Task objective
Reproduce the full listing below unchanged, apart from the pictures.

Data excerpt
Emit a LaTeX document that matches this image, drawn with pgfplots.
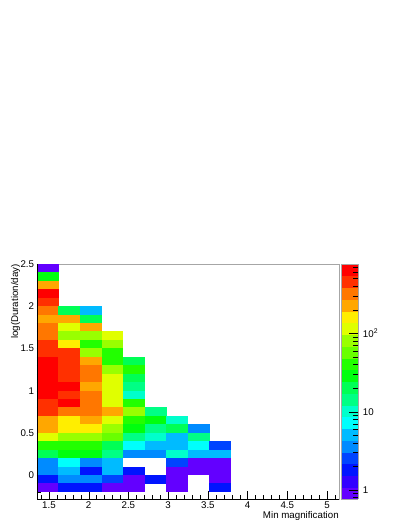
\documentclass[border=0pt]{standalone}
\usepackage{fontspec}
\setmainfont{Liberation Sans}
\usepackage{pgfplots}
\usepackage{pgfplotstable}
\pgfplotsset{compat=1.18}

% one histogram bin, size in pt (axis is 226.5pt x 176.25pt)
\pgfdeclareplotmark{cell}{%
  \pgfpathrectangle{\pgfpoint{-8.17pt}{-3.24pt}}{\pgfpoint{16.34pt}{6.48pt}}%
  \pgfusepathqfill}

% bin centres (min magnification, log duration) and counts
\pgfplotstableread{
x y n
1.4857 2.45 1
1.4857 2.35 30
1.4857 2.25 230
1.4857 2.15 650
1.4857 2.05 460
1.4857 1.95 320
1.7571 1.95 20
2.0286 1.95 5
1.4857 1.85 230
1.7571 1.85 230
2.0286 1.85 20
1.4857 1.75 320
1.7571 1.75 115
2.0286 1.75 230
1.4857 1.65 320
1.7571 1.65 80
2.0286 1.65 80
2.3000 1.65 115
1.4857 1.55 460
1.7571 1.55 165
2.0286 1.55 40
2.3000 1.55 80
1.4857 1.45 460
1.7571 1.45 460
2.0286 1.45 80
2.3000 1.45 40
1.4857 1.35 650
1.7571 1.35 460
2.0286 1.35 230
2.3000 1.35 40
2.5714 1.35 20
1.4857 1.25 650
1.7571 1.25 460
2.0286 1.25 320
2.3000 1.25 80
2.5714 1.25 40
1.4857 1.15 650
1.7571 1.15 460
2.0286 1.15 320
2.3000 1.15 115
2.5714 1.15 20
1.4857 1.05 650
1.7571 1.05 650
2.0286 1.05 230
2.3000 1.05 115
2.5714 1.05 15
1.4857 0.95 650
1.7571 0.95 460
2.0286 0.95 320
2.3000 0.95 115
2.5714 0.95 10
1.4857 0.85 460
1.7571 0.85 650
2.0286 0.85 320
2.3000 0.85 115
2.5714 0.85 40
1.4857 0.75 460
1.7571 0.75 320
2.0286 0.75 320
2.3000 0.75 230
2.5714 0.75 80
2.8429 0.75 15
1.4857 0.65 230
1.7571 0.65 165
2.0286 0.65 230
2.3000 0.65 115
2.5714 0.65 40
2.8429 0.65 30
3.1143 0.65 10
1.4857 0.55 230
1.7571 0.55 165
2.0286 0.55 165
2.3000 0.55 80
2.5714 0.55 30
2.8429 0.55 15
3.1143 0.55 20
3.3857 0.55 4
1.4857 0.45 115
1.7571 0.45 80
2.0286 0.45 80
2.3000 0.45 58
2.5714 0.45 15
2.8429 0.45 10
3.1143 0.45 5
3.3857 0.45 15
1.4857 0.35 40
1.7571 0.35 40
2.0286 0.35 40
2.3000 0.35 20
2.5714 0.35 7
2.8429 0.35 5
3.1143 0.35 5
3.3857 0.35 7
3.6571 0.35 3
1.4857 0.25 20
1.7571 0.25 30
2.0286 0.25 30
2.3000 0.25 15
2.5714 0.25 4
2.8429 0.25 4
3.1143 0.25 10
3.3857 0.25 5
3.6571 0.25 5
1.4857 0.15 4
1.7571 0.15 7
2.0286 0.15 4
2.3000 0.15 5
3.1143 0.15 3
3.3857 0.15 1
3.6571 0.15 1
1.4857 0.05 4
1.7571 0.05 5
2.0286 0.05 2
2.3000 0.05 5
2.5714 0.05 2
3.1143 0.05 1
3.3857 0.05 1
3.6571 0.05 1
1.4857 -0.05 2
1.7571 -0.05 4
2.0286 -0.05 4
2.3000 -0.05 3
2.5714 -0.05 1
2.8429 -0.05 2
3.1143 -0.05 1
3.6571 -0.05 1
1.4857 -0.15 1
1.7571 -0.15 2
2.0286 -0.15 2
2.3000 -0.15 1
2.5714 -0.15 1
3.1143 -0.15 1
3.6571 -0.15 2
}\cells

\begin{document}
\begin{tikzpicture}
\path (-27.75pt,-21pt) rectangle (277.5pt,374.25pt);
\begin{axis}[
  at={(0,0)}, anchor=south west,
  scale only axis, width=226.5pt, height=176.25pt,
  xmin=1.35, xmax=5.15, ymin=-0.283, ymax=2.5,
  clip=false,
  axis line style={gray!70},
  xtick={1.5,2,2.5,3,3.5,4,4.5,5},
  minor xtick={1.4,1.5,...,5.1},
  ytick={0,0.5,1,1.5,2,2.5},
  minor ytick={-0.2,-0.1,...,2.5},
  xtick pos=left, ytick pos=left,
  tick align=inside,
  tick style={black},
  major tick length=6pt, minor tick length=3pt,
  /pgf/number format/assume math mode=true,
  tick label style={font=\fontsize{7.3}{8.5}\selectfont, inner sep=0pt},
  xticklabel shift=2pt, yticklabel shift=2pt,
  label style={font=\fontsize{7.3}{8.5}\selectfont, inner sep=0pt},
  xlabel={Min magnification},
  xlabel style={at={(rel axis cs:1,0)}, anchor=north east, yshift=-9.5pt},
  ylabel={log(Duration/day)},
  ylabel style={at={(rel axis cs:-0.055,1)}, anchor=south east},
  colormap={rootpal}{
    rgb255=(99,0,255) rgb255=(51,0,255) rgb255=(0,20,255) rgb255=(0,68,255)
    rgb255=(0,139,255) rgb255=(0,187,255) rgb255=(0,255,252) rgb255=(0,255,204)
    rgb255=(0,255,133) rgb255=(0,255,85) rgb255=(0,255,14) rgb255=(34,255,0)
    rgb255=(105,255,0) rgb255=(153,255,0) rgb255=(224,255,0) rgb255=(255,238,0)
    rgb255=(255,167,0) rgb255=(255,119,0) rgb255=(255,48,0) rgb255=(255,0,0)},
  colormap access=piecewise constant,
  point meta min=-0.115, point meta max=2.885,
  colorbar,
  colorbar style={
    at={(parent axis.north east)}, anchor=north west, xshift=-7.04pt,
    width=12.75pt,
    axis line style={gray!70},
    ytick={0,1,2},
    yticklabels={1,10,10\textsuperscript{2}},
    minor ytick={-0.097,-0.046,0.301,0.477,0.602,0.699,0.778,0.845,0.903,0.954,
      1.301,1.477,1.602,1.699,1.778,1.845,1.903,1.954,
      2.301,2.477,2.602,2.699,2.778,2.845},
    ytick pos=right, yticklabel pos=right,
    tick align=inside, tick style={black},
    major tick length=7pt, minor tick length=3.5pt,
    tick label style={font=\fontsize{7.3}{8.5}\selectfont, inner sep=0pt},
    yticklabel shift=3.5pt,
  },
  after end axis/.code={
    \draw[black] (rel axis cs:0,1) -- (rel axis cs:0,0) -- (rel axis cs:1,0);
  },
]
\addplot[scatter, only marks, mark=cell,
  point meta={log10(\thisrow{n})}] table[x=x, y=y] {\cells};
\end{axis}
\end{tikzpicture}
\end{document}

Solved problem
Emit a LaTeX document that matches this image, drawn with pgfplots.
\documentclass[border=0pt]{standalone}
\usepackage{fontspec}
\setmainfont{Liberation Sans}
\usepackage{pgfplots}
\usepackage{pgfplotstable}
\pgfplotsset{compat=1.18}

% one histogram bin, size in pt (axis is 226.5pt x 176.25pt)
\pgfdeclareplotmark{cell}{%
  \pgfpathrectangle{\pgfpoint{-8.17pt}{-3.24pt}}{\pgfpoint{16.34pt}{6.48pt}}%
  \pgfusepathqfill}

% bin centres (min magnification, log duration) and counts
\pgfplotstableread{
x y n
1.4857 2.45 1
1.4857 2.35 30
1.4857 2.25 230
1.4857 2.15 650
1.4857 2.05 460
1.4857 1.95 320
1.7571 1.95 20
2.0286 1.95 5
1.4857 1.85 230
1.7571 1.85 230
2.0286 1.85 20
1.4857 1.75 320
1.7571 1.75 115
2.0286 1.75 230
1.4857 1.65 320
1.7571 1.65 80
2.0286 1.65 80
2.3000 1.65 115
1.4857 1.55 460
1.7571 1.55 165
2.0286 1.55 40
2.3000 1.55 80
1.4857 1.45 460
1.7571 1.45 460
2.0286 1.45 80
2.3000 1.45 40
1.4857 1.35 650
1.7571 1.35 460
2.0286 1.35 230
2.3000 1.35 40
2.5714 1.35 20
1.4857 1.25 650
1.7571 1.25 460
2.0286 1.25 320
2.3000 1.25 80
2.5714 1.25 40
1.4857 1.15 650
1.7571 1.15 460
2.0286 1.15 320
2.3000 1.15 115
2.5714 1.15 20
1.4857 1.05 650
1.7571 1.05 650
2.0286 1.05 230
2.3000 1.05 115
2.5714 1.05 15
1.4857 0.95 650
1.7571 0.95 460
2.0286 0.95 320
2.3000 0.95 115
2.5714 0.95 10
1.4857 0.85 460
1.7571 0.85 650
2.0286 0.85 320
2.3000 0.85 115
2.5714 0.85 40
1.4857 0.75 460
1.7571 0.75 320
2.0286 0.75 320
2.3000 0.75 230
2.5714 0.75 80
2.8429 0.75 15
1.4857 0.65 230
1.7571 0.65 165
2.0286 0.65 230
2.3000 0.65 115
2.5714 0.65 40
2.8429 0.65 30
3.1143 0.65 10
1.4857 0.55 230
1.7571 0.55 165
2.0286 0.55 165
2.3000 0.55 80
2.5714 0.55 30
2.8429 0.55 15
3.1143 0.55 20
3.3857 0.55 4
1.4857 0.45 115
1.7571 0.45 80
2.0286 0.45 80
2.3000 0.45 58
2.5714 0.45 15
2.8429 0.45 10
3.1143 0.45 5
3.3857 0.45 15
1.4857 0.35 40
1.7571 0.35 40
2.0286 0.35 40
2.3000 0.35 20
2.5714 0.35 7
2.8429 0.35 5
3.1143 0.35 5
3.3857 0.35 7
3.6571 0.35 3
1.4857 0.25 20
1.7571 0.25 30
2.0286 0.25 30
2.3000 0.25 15
2.5714 0.25 4
2.8429 0.25 4
3.1143 0.25 10
3.3857 0.25 5
3.6571 0.25 5
1.4857 0.15 4
1.7571 0.15 7
2.0286 0.15 4
2.3000 0.15 5
3.1143 0.15 3
3.3857 0.15 1
3.6571 0.15 1
1.4857 0.05 4
1.7571 0.05 5
2.0286 0.05 2
2.3000 0.05 5
2.5714 0.05 2
3.1143 0.05 1
3.3857 0.05 1
3.6571 0.05 1
1.4857 -0.05 2
1.7571 -0.05 4
2.0286 -0.05 4
2.3000 -0.05 3
2.5714 -0.05 1
2.8429 -0.05 2
3.1143 -0.05 1
3.6571 -0.05 1
1.4857 -0.15 1
1.7571 -0.15 2
2.0286 -0.15 2
2.3000 -0.15 1
2.5714 -0.15 1
3.1143 -0.15 1
3.6571 -0.15 2
}\cells

\begin{document}
\begin{tikzpicture}
\path (-27.75pt,-21pt) rectangle (277.5pt,374.25pt);
\begin{axis}[
  at={(0,0)}, anchor=south west,
  scale only axis, width=226.5pt, height=176.25pt,
  xmin=1.35, xmax=5.15, ymin=-0.283, ymax=2.5,
  clip=false,
  axis line style={gray!70},
  xtick={1.5,2,2.5,3,3.5,4,4.5,5},
  minor xtick={1.4,1.5,...,5.1},
  ytick={0,0.5,1,1.5,2,2.5},
  minor ytick={-0.2,-0.1,...,2.5},
  xtick pos=left, ytick pos=left,
  tick align=inside,
  tick style={black},
  major tick length=6pt, minor tick length=3pt,
  /pgf/number format/assume math mode=true,
  tick label style={font=\fontsize{7.3}{8.5}\selectfont, inner sep=0pt},
  xticklabel shift=2pt, yticklabel shift=2pt,
  label style={font=\fontsize{7.3}{8.5}\selectfont, inner sep=0pt},
  xlabel={Min magnification},
  xlabel style={at={(rel axis cs:1,0)}, anchor=north east, yshift=-9.5pt},
  ylabel={log(Duration/day)},
  ylabel style={at={(rel axis cs:-0.055,1)}, anchor=south east},
  colormap={rootpal}{
    rgb255=(99,0,255) rgb255=(51,0,255) rgb255=(0,20,255) rgb255=(0,68,255)
    rgb255=(0,139,255) rgb255=(0,187,255) rgb255=(0,255,252) rgb255=(0,255,204)
    rgb255=(0,255,133) rgb255=(0,255,85) rgb255=(0,255,14) rgb255=(34,255,0)
    rgb255=(105,255,0) rgb255=(153,255,0) rgb255=(224,255,0) rgb255=(255,238,0)
    rgb255=(255,167,0) rgb255=(255,119,0) rgb255=(255,48,0) rgb255=(255,0,0)},
  colormap access=piecewise constant,
  point meta min=-0.115, point meta max=2.885,
  colorbar,
  colorbar style={
    at={(parent axis.north east)}, anchor=north west, xshift=-7.04pt,
    width=12.75pt,
    axis line style={gray!70},
    ytick={0,1,2},
    yticklabels={1,10,10\textsuperscript{2}},
    minor ytick={-0.097,-0.046,0.301,0.477,0.602,0.699,0.778,0.845,0.903,0.954,
      1.301,1.477,1.602,1.699,1.778,1.845,1.903,1.954,
      2.301,2.477,2.602,2.699,2.778,2.845},
    ytick pos=right, yticklabel pos=right,
    tick align=inside, tick style={black},
    major tick length=7pt, minor tick length=3.5pt,
    tick label style={font=\fontsize{7.3}{8.5}\selectfont, inner sep=0pt},
    yticklabel shift=3.5pt,
  },
  after end axis/.code={
    \draw[black] (rel axis cs:0,1) -- (rel axis cs:0,0) -- (rel axis cs:1,0);
  },
]
\addplot[scatter, only marks, mark=cell,
  point meta={log10(\thisrow{n})}] table[x=x, y=y] {\cells};
\end{axis}
\end{tikzpicture}
\end{document}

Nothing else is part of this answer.